The best learning proceeds from genuine curiosity. Here I am examining a trout just caught by my father on our camping trip. I will soon learn what the insides of a fish look like and how it turns into something we will eat. My curiosity continues to guide my life, from the books I read to the friends I make. I genuinely want to know and understand things, and I have been able to keep this trait alive.
When I taught literature to college students, I made it a point to always reread each poem, play or short story we were to discuss before the class met. I did this even if I had read it fifty times before and could have easily “coasted” through the class. When I was encountering a piece “again for the first time” I could more easily appreciate students’ struggles with the readings and could engage their curiosity. I might ask “why do you think this poem is so confusing?” Or “where were you in the story when your mind drifted off?”
Sadly I frequently had to confront the effects of earlier teachers.
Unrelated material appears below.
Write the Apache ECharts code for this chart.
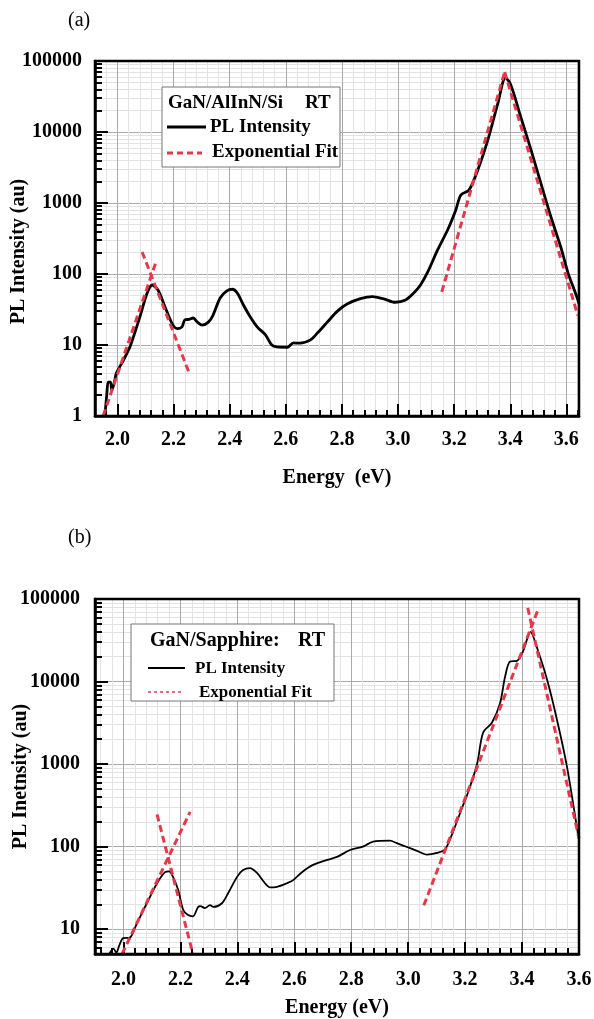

Questions that I was sincerely asking were sometimes received as one more “guess how the teacher is going to answer her own question.” Needless to say that kind of teaching to the teacher doesn’t engage anyone’s curiosity. But after a while they realized that I didn’t have an answer to the question I had just posed. I really wanted to know what they thought.
I hope that all of us can keep our minds open to new possibilities and continue to find the world as Alice in Wonderland found it “curiouser and curiouser.”